In the nine day runway into the workshop, I was feeling great and emailing Sara regularly about increased enrollment: 19, 21, 23, 24. Wow! Had to shut down registration 48hrs before the start of the workshop. Full.
Here I should say that I had planned to have everyone rotate through stations in groups of 5, doing one pose and then moving to the next station. That was Sara's normal way.
As I contemplated my situation, about 30hrs beforehand I decided it would not work for me to do that. I had told students to bring everything but the kitchen sink (blankets, towels, bags of beans and rice, pillows and more), so how would they be able to move everything from place to place. Instead I decided that I would set my 25 people up in a grid, i.e. 5 rows of 5. The students would remain in their place. Each row would do the same pose and then there would be a "wave effect". Row 4 would do the pose Row 5 was doing. Row 3 would do the pose Row 4 was doing and so on. I decided that would be the best way to manage the size of my group. No one would move, only certain props would get passed forward to accommodate the new pose. Easy right?
The day of the program I stuffed all my bolsters - 12 oversized bolsters - into my tiny car along with so many other yoga items I normally travel with. It had snowed and my car was nose forward into my driveway. The only way out was reverse. When I checked my rear view mirror I realized I could not see a thing. I went anyway. Almost all the way out - then too far to one side on the curve of the driveway and... stuck. Already I was not as early as I wanted to be and now I was immobile and no one was at home to help. What a way to begin!
With a few bursts of gas, plenty of nerves on the fray, and a bit of luck I got out. Phew!

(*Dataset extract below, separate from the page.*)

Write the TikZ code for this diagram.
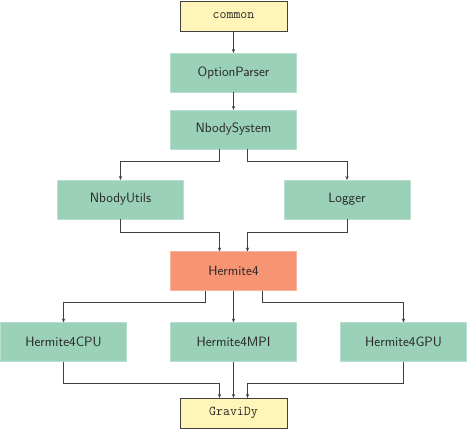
\documentclass[tikz,border=0pt]{standalone}
\usetikzlibrary{arrows.meta}
\definecolor{boxgreen}{HTML}{9AD1B8}
\definecolor{boxorange}{HTML}{F79473}
\definecolor{boxyellow}{HTML}{FFF5B8}
\definecolor{linegray}{HTML}{404040}
\begin{document}
\begin{tikzpicture}[x=1pt,y=-1pt,
  every node/.style={inner sep=0pt,outer sep=0pt},
  mod/.style={fill=boxgreen,draw=boxgreen!70!white,line width=0.6pt,minimum width=126pt,minimum height=39pt,font=\sffamily\fontsize{13.5}{16}\selectfont,text=black!85},
  core/.style={mod,fill=boxorange,draw=boxorange!70!white},
  ext/.style={fill=boxyellow,draw=black!75,line width=0.7pt,minimum width=107pt,minimum height=30pt,font=\ttfamily\fontsize{13.5}{16}\selectfont,text=black!85},
  arr/.style={draw=linegray,line width=0.6pt,-{Stealth[length=4pt,width=3.2pt]}}]
\useasboundingbox (0,0) rectangle (467,429);
\fill[white] (0,0) rectangle (467,429);
\node[ext] (cm) at (233.5,16) {common};
\node[mod] (op) at (233.5,72.5) {OptionParser};
\node[mod] (ns) at (233.5,129.5) {NbodySystem};
\node[mod] (nu) at (120.5,199.5) {NbodyUtils};
\node[mod] (lg) at (347,199.5) {Logger};
\node[core] (h4) at (233.5,271) {Hermite4};
\node[mod] (cpu) at (63.5,342) {Hermite4CPU};
\node[mod] (mpi) at (233.5,342) {Hermite4MPI};
\node[mod] (gpu) at (403.5,342) {Hermite4GPU};
\node[ext] (gd) at (233.5,413) {GraviDy};
\draw[arr] (cm) -- (op);
\draw[arr] (op) -- (ns);
\draw[arr] ([xshift=-14pt]ns.south) -- ++(0,12) -| (nu.north);
\draw[arr] ([xshift=14pt]ns.south) -- ++(0,12) -| (lg.north);
\draw[arr] (nu.south) -- ++(0,13) -| ([xshift=-14pt]h4.north);
\draw[arr] (lg.south) -- ++(0,13) -| ([xshift=14pt]h4.north);
\draw[arr] ([xshift=-28.5pt]h4.south) -- ++(0,12) -| (cpu.north);
\draw[arr] (h4) -- (mpi);
\draw[arr] ([xshift=28.5pt]h4.south) -- ++(0,12) -| (gpu.north);
\draw[arr] (cpu.south) -- ++(0,22) -| ([xshift=-14pt]gd.north);
\draw[arr] (mpi) -- (gd);
\draw[arr] (gpu.south) -- ++(0,22) -| ([xshift=14pt]gd.north);
\end{tikzpicture}
\end{document}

I got to my hall, unpacked my loads of gear. And within no time, my students began arriving - all people I knew well. Within a short time everyone was set-up in the our 5 x 5 formation. Between the 25 people and all their belongings, the hall was full. The program began with breathing, warm-ups, and I demoed all the poses for everyone. Then I said, now we will begin a 5-phase sequence where they would experience each pose for 8 minutes or so.
Suddenly I was starting to think I had too many students on hand for my first ever restorative workshop. In standard yoga classes I regularly have 25+ and I have comfortably led classes for 60, 80 and even 115 participants without any helpers - and the classes always went fine. This however seemed different.
In a little longer time than I was expecting, everyone got into their first pose and I was scurrying around helping out wherever I could. Now the pose was almost over; I had about 1 minute to catch my breath before the first big switchover of the wave effect. I was a little nervous. If I had known better I would have been A LOT nervous.
I quietly told everyone it was time to pass the props forward to the next row and enter the next pose. Nothing in my 20yrs of meditation experience could have prepared me for what was about to happen.The place turned into a total fish market with everyone passing all kinds of props - chairs, bolsters, blocks & more - in every which direction and the whole room asking one another which pose they were supposed to do and how to get into it. My dear students were being so eager and so proactive - trying to do this program properly. Yet without ever having done it before and without a teacher close by to guide them through it one-by-one, it was not an easy task. Loose ends were everywhere!!
Normally when I lead classes they are tightly-knit, flowing experiences yet this restorative workshop was turning into a free-for-all, or so I thought. Somehow we got into the next pose, but the timing was now out the window, or nearly so. Once in that second pose I tried to remind everyone about maonbrta (vow of silence) and I wondered what would happen at the next transition. Little by little each one became a little smoother - or perhaps that is the way I wish to recall it. No matter what I say, suffice to say here that I was in over my head...
At one point however, about three-quarters of the way through the program, I looked out over the sea of people and belongings that filled the hall, and everyone was perfectly in place and the room was stone silent. It was the first time I felt at ease all afternoon. It was then I realized, the great magnitude and potential of this type of program. Then and there I began making thousands of mental notes of how to make it better next time.
That restorative workshop came to a close, and my faithful students filled out evals and rated the event high to the sky (lots of top scores, but I knew better). I went home, reflected on the day and blogged about it the next morning. Immediately my students graciously chimed in and commented about how great it was. Meanwhile, I was strategizing like an army colonel on how to make it better. I could not wait to get a second crack at it.
Well I got my wish - my next Restorative Workshop is scheduled for Apr 11, 2010. I hope to get another full house, but this time I'll be ready for it. I will again employ the wave technique (i.e keeping people in their spots and passing props forward) but am bringing on 5 facilitators, one per row. Each facilitator will work with the same five students all afternoon to ensure smooth and easy transitions and proper alignment in the poses. I will then be free to direct and orchestrate on the macro level, and give individual support when and where necessary. That is the main change for the next time. And yes I have dozens & dozens of other little points noted.
Some days after that first program, I called Sara to "debrief" what had transpired. I think I did all the talking as I had a lot on my mind and Sara was a great listener and gave me wonderful guidance, support and empathy. I was still "recovering" from my experience.
So that is the story of my first restorative yoga workshop - overall a great learning and teaching experience. With this first one under my belt, I feel very inspired for the next one. Certainly I will report back about it!!
Not only do I do-restorative-yoga, but I adore it... Satyam
Sara's note: Thank you Satyam for this funny and helpful account of teaching Restorative Yoga to a large group for the first time. I love that you worked out your own system (The Wave) for making each pose possible for each person. I look forward to hearing about your future workshops. Namaskar.